Here, however, Special Counsel Jack Smith may have some ammunition in the Speech or Debate Clause, which (as we all know) provides that “for any Speech or Debate in either House, [senators and representatives] shall not be questioned in any other Place.” This protection is typically described as a privilege or immunity of members of Congress, and the Supreme Court has explained that it “was designed to assure a co-equal branch of the government wide freedom of speech, debate, and deliberation without intimidation or threats from the Executive Branch.” Gravel v. United States, 408 U.S. 606, 616 (1972) (emphasis added). To the extent that Trump used threats or intimidation (beyond the protection of the First Amendment) to interfere with the electoral count process, he arguably sought to “threaten” or “intimidate” the vice president and/or members of Congress in the free exercise of the right and privilege of speech, debate, and deliberation protected by the Speech or Debate Clause (as well as the 12th amendment and Electoral Count Act).
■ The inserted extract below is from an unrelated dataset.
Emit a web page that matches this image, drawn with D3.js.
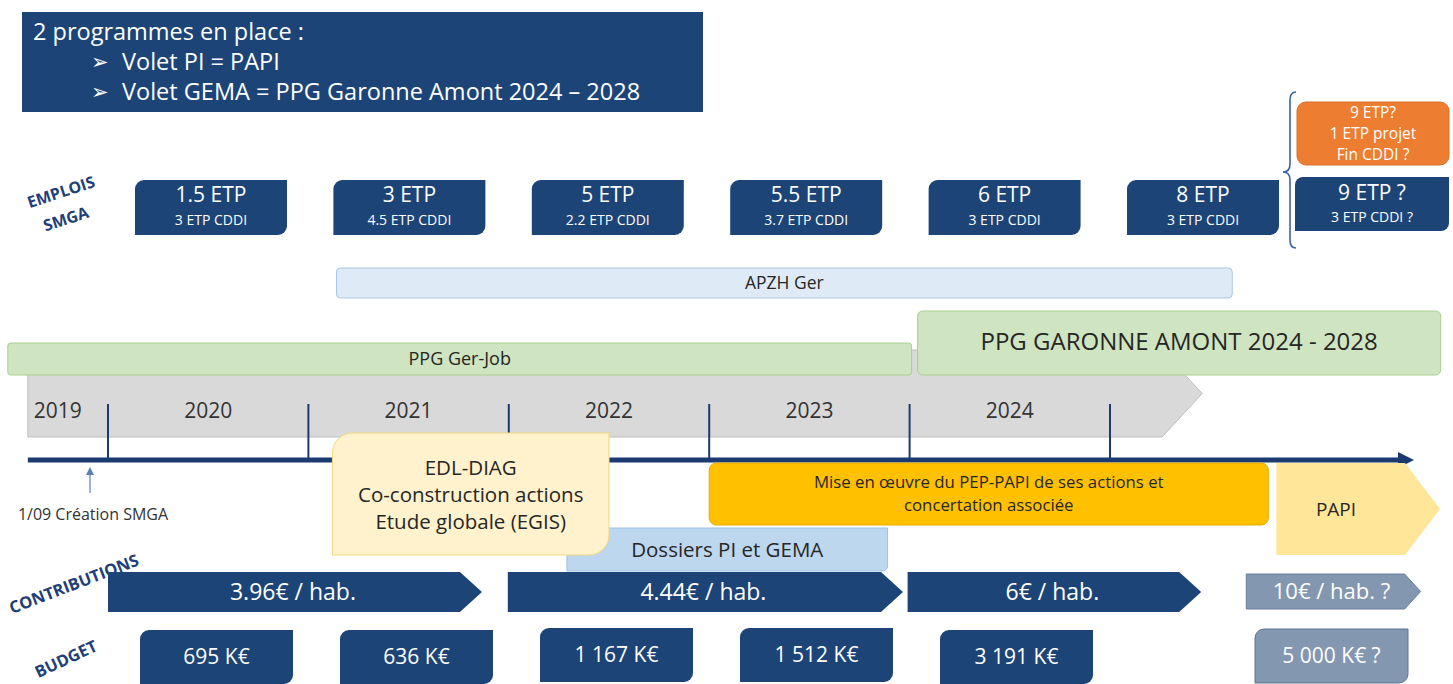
<!DOCTYPE html>
<html><head><meta charset="utf-8">
<script src="https://cdn.jsdelivr.net/npm/d3@7"></script>
<style>
html,body{margin:0;padding:0;background:#fff;}
svg{display:block;font-family:"Open Sans",sans-serif;}
</style></head>
<body>
<svg id="c" width="1453" height="684"></svg>
<script>
// ---------- DATA ----------
const years = [2019, 2020, 2021, 2022, 2023, 2024];
const yearBoundaries = [2020, 2021, 2022, 2023, 2024, 2025];
const titleLines = ["2 programmes en place :", "Volet PI = PAPI", "Volet GEMA = PPG Garonne Amont 2024 – 2028"];
const etpMain = ["1.5 ETP", "3 ETP", "5 ETP", "5.5 ETP", "6 ETP", "8 ETP"];
const etpCddi = ["3 ETP CDDI", "4.5 ETP CDDI", "2.2 ETP CDDI", "3.7 ETP CDDI", "3 ETP CDDI", "3 ETP CDDI"];
const etpFutureMain = "9 ETP ?";
const etpFutureCddi = "3 ETP CDDI ?";
const etpAltLines = ["9 ETP?", "1 ETP projet", "Fin CDDI ?"];
const contributions = ["3.96€ / hab.", "4.44€ / hab.", "6€ / hab.", "10€ / hab. ?"];
const budgets = ["695 K€", "636 K€", "1 167 K€", "1 512 K€", "3 191 K€", "5 000 K€ ?"];
const edlLines = ["EDL-DIAG", "Co-construction actions", "Etude globale (EGIS)"];
const miseLines = ["Mise en œuvre du PEP-PAPI de ses actions et", "concertation associée"];

// ---------- LAYOUT ----------
const svg = d3.select("#c");
const x = d3.scaleLinear().domain([2020, 2025]).range([108, 1110]);
const NAVY = "#1d4477", GREYBLUE = "#8497b0", TXT = "#262626";

function rdRect(x0, y0, w, h, r) {
  return `M${x0 + r},${y0} H${x0 + w} V${y0 + h - r} A${r},${r} 0 0 1 ${x0 + w - r},${y0 + h} H${x0} V${y0 + r} A${r},${r} 0 0 1 ${x0 + r},${y0} Z`;
}
function roundRect(x0, y0, w, h, r) {
  return `M${x0 + r},${y0} H${x0 + w - r} A${r},${r} 0 0 1 ${x0 + w},${y0 + r} V${y0 + h - r} A${r},${r} 0 0 1 ${x0 + w - r},${y0 + h} H${x0 + r} A${r},${r} 0 0 1 ${x0},${y0 + h - r} V${y0 + r} A${r},${r} 0 0 1 ${x0 + r},${y0} Z`;
}
function pent(x0, x1, y0, y1, d) {
  const ym = (y0 + y1) / 2;
  return `M${x0},${y0} H${x1 - d} L${x1},${ym} L${x1 - d},${y1} H${x0} Z`;
}
function label(g, txt, cx, cy, size, fill, anchor) {
  return g.append("text").attr("x", cx).attr("y", cy).attr("dy", "0.35em")
    .attr("text-anchor", anchor || "middle").attr("font-size", size).attr("fill", fill).text(txt);
}

// Title box
svg.append("rect").attr("x", 22).attr("y", 12).attr("width", 681).attr("height", 100).attr("fill", NAVY);
const tg = svg.append("g");
titleLines.forEach((t, i) => {
  if (i === 0) label(tg, t, 33, 32, 23.5, "#fff", "start");
  else {
    label(tg, "➢", 91, 32 + i * 30, 21, "#fff", "start");
    label(tg, t, 122, 32 + i * 30, 23.5, "#fff", "start");
  }
});

// Rotated row labels
function rotLabel(t, cx, cy, size, ang) {
  svg.append("text").attr("transform", `translate(${cx},${cy}) rotate(${ang})`)
    .attr("dy", "0.35em").attr("text-anchor", "middle").attr("font-size", size)
    .attr("font-weight", "bold").attr("fill", "#1f3f7a").text(t);
}
rotLabel("EMPLOIS", 61, 192, 16, -18);
rotLabel("SMGA", 66, 219, 16, -18);
rotLabel("CONTRIBUTIONS", 74, 584, 16.5, -21);
rotLabel("BUDGET", 66, 659, 16.5, -25);

// ETP boxes
const etpBand = d3.scaleBand().domain(d3.range(etpMain.length)).range([135, 1279]).paddingInner(0.234);
const eg = svg.append("g");
etpMain.forEach((t, i) => {
  const bx = etpBand(i), w = etpBand.bandwidth();
  eg.append("path").attr("d", rdRect(bx, 180, w, 55, 9)).attr("fill", NAVY);
  label(eg, t, bx + w / 2, 195, 21, "#fff");
  label(eg, etpCddi[i], bx + w / 2, 220, 14, "#fff");
});
// future column
const fx = 1295, fw = 154;
eg.append("path").attr("d", rdRect(fx, 177, fw, 54, 8)).attr("fill", NAVY);
label(eg, etpFutureMain, fx + fw / 2, 193, 21, "#fff");
label(eg, etpFutureCddi, fx + fw / 2, 217, 14, "#fff");
eg.append("path").attr("d", roundRect(1297, 102, 152, 63, 9)).attr("fill", "#ed7d31").attr("stroke", "#d9702a");
etpAltLines.forEach((t, i) => label(eg, t, 1373, 113 + i * 21, 15.5, "#fff"));
// bracket
svg.append("path")
  .attr("d", "M1296,92 Q1290,92 1290,100 V164 Q1290,172 1283,172 Q1290,172 1290,180 V240 Q1290,248 1296,248")
  .attr("fill", "none").attr("stroke", "#3c64a0").attr("stroke-width", 1.6);

// APZH bar
const bg = svg.append("g");
bg.append("path").attr("d", roundRect(x(2021.14), 268, x(2025.61) - x(2021.14), 30, 4))
  .attr("fill", "#deebf7").attr("stroke", "#a9c5e3");
label(bg, "APZH Ger", (x(2021.14) + x(2025.61)) / 2, 283, 17.5, TXT);

// Grey timeline band (drawn behind green bars)
bg.append("path").attr("d", pent(x(2019.6), x(2025.46), 350, 437, 40))
  .attr("fill", "#d9d9d9").attr("stroke", "#bfbfbf");

// Green bars
bg.append("path").attr("d", roundRect(x(2019.5), 343, x(2024.01) - x(2019.5), 32, 3))
  .attr("fill", "#cfe4c0").attr("stroke", "#a9cf90");
label(bg, "PPG Ger-Job", (x(2019.5) + x(2024.01)) / 2, 359, 18, TXT);
bg.append("path").attr("d", roundRect(x(2024.04), 311, x(2026.65) - x(2024.04), 64, 5))
  .attr("fill", "#cfe4c0").attr("stroke", "#a9cf90");
label(bg, "PPG GARONNE AMONT 2024 - 2028", (x(2024.04) + x(2026.65)) / 2, 342, 24, TXT);

// Year labels
const yg = svg.append("g");
years.forEach(yv => {
  if (yv === 2019) label(yg, String(yv), x(2019.6) + 6, 411, 21, "#333", "start");
  else label(yg, String(yv), x(yv + 0.5), 411, 21, "#333");
});

// Tick lines
yg.selectAll("line.tick").data(yearBoundaries).join("line")
  .attr("x1", d => x(d)).attr("x2", d => x(d)).attr("y1", 404).attr("y2", 460)
  .attr("stroke", "#1a3a70").attr("stroke-width", 2);

// Main axis with arrow
yg.append("line").attr("x1", x(2019.6)).attr("x2", 1400).attr("y1", 460).attr("y2", 460)
  .attr("stroke", "#1a3a70").attr("stroke-width", 5);
yg.append("path").attr("d", "M1398,452 L1414,460 L1398,468 Z").attr("fill", "#1a3a70");

// Création SMGA marker
yg.append("line").attr("x1", 90).attr("x2", 90).attr("y1", 470).attr("y2", 493).attr("stroke", "#5b7fb5").attr("stroke-width", 1.2);
yg.append("path").attr("d", "M86,475 L90,467 L94,475 Z").attr("fill", "#5b7fb5");
label(yg, "1/09 Création SMGA", 93, 514, 16, "#333");

// Dossiers box (behind EDL box)
const ag = svg.append("g");
ag.append("path").attr("d", rdRect(x(2022.29), 528, x(2023.89) - x(2022.29), 43, 5))
  .attr("fill", "#bdd7ee").attr("stroke", "#9dc3e6");
label(ag, "Dossiers PI et GEMA", (x(2022.29) + x(2023.89)) / 2, 550, 20.5, TXT);

// EDL box
ag.append("path").attr("d", rdRect(x(2021.12), 433, x(2022.5) - x(2021.12), 122, 20))
  .attr("fill", "#fff2cc").attr("stroke", "#f5d77e");
edlLines.forEach((t, i) => label(ag, t, (x(2021.12) + x(2022.5)) / 2, 468 + i * 27, 20.5, TXT));

// Mise en oeuvre box
ag.append("path").attr("d", roundRect(x(2023), 463, x(2025.79) - x(2023), 62, 7))
  .attr("fill", "#ffc000").attr("stroke", "#e8ad00");
miseLines.forEach((t, i) => label(ag, t, (x(2023) + x(2025.79)) / 2, 482 + i * 23, 16.8, TXT));

// PAPI shape
ag.append("path").attr("d", pent(x(2025.83), 1440, 463, 555, 35)).attr("fill", "#ffe699");
label(ag, "PAPI", 1336, 509, 19, TXT);

// Contributions arrows
const contribSpans = [[2020, 2021.866], [2021.995, 2023.967], [2023.99, 2025.455], [2025.68, 2026.55]];
const cg = svg.append("g");
contributions.forEach((t, i) => {
  const [a, b] = contribSpans[i];
  const last = i === contributions.length - 1;
  const y0 = last ? 574 : 572, y1 = last ? 609 : 612;
  cg.append("path").attr("d", pent(x(a), x(b), y0, y1, last ? 16 : 22))
    .attr("fill", last ? GREYBLUE : NAVY).attr("stroke", last ? "#6a7f9c" : "none");
  label(cg, t, (x(a) + x(b)) / 2 - 2, (y0 + y1) / 2, last ? 22 : 23, "#fff");
});

// Budget boxes
const budBand = d3.scaleBand().domain(d3.range(5)).range([140, 1093]).paddingInner(0.235);
const budTop = [630, 630, 628, 628, 630];
const dg = svg.append("g");
budgets.forEach((t, i) => {
  let bx, w, top, fill = NAVY, stroke = "none";
  if (i < 5) { bx = budBand(i); w = budBand.bandwidth(); top = budTop[i]; }
  else { bx = 1255; w = 153; top = 629; fill = GREYBLUE; stroke = "#5f7594"; }
  dg.append("path").attr("d", rdRect(bx, top, w, 54, 9)).attr("fill", fill).attr("stroke", stroke);
  label(dg, t, bx + w / 2, top + 27, 21, "#fff");
});
</script>
</body></html>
It could be argued that the Speech or Debate Clause applies to debates and deliberation over legislation and other matters which the Constitution places within the jurisdiction of either House, but not to the ministerial and ceremonial electoral count, which ordinarily involves no debate or deliberation of any kind. However, this argument is substantially undercut by the fact that the chief judge of the US District Court for DC recently agreed with former Vice President Pence that the Clause applies to the electoral count proceeding and the vice president’s role therein. Furthermore, in a separate case, currently pending before the DC Circuit, Representative Scott Perry is similarly arguing that the Clause should protect his activities related to the electoral count. While the district court in Perry’s case did not agree with his views on the extent to which the Clause would protect him from compelled production of his cell phone records, it did agree that the Clause applied to the electoral count proceeding: “Given that certification of the Electoral College vote is a matter which the Constitution places within the jurisdiction of both Houses of Congress, activities necessary and integral to fulfilling that task are entitled to Clause protection.”
Indeed, if this turns out to be the theory that the special counsel is using to support a charge under section 451, it would not be surprising if he got the idea from the litigation initiated by Pence (who quoted the above-referenced language from Gravel in his motion to quash) and Perry.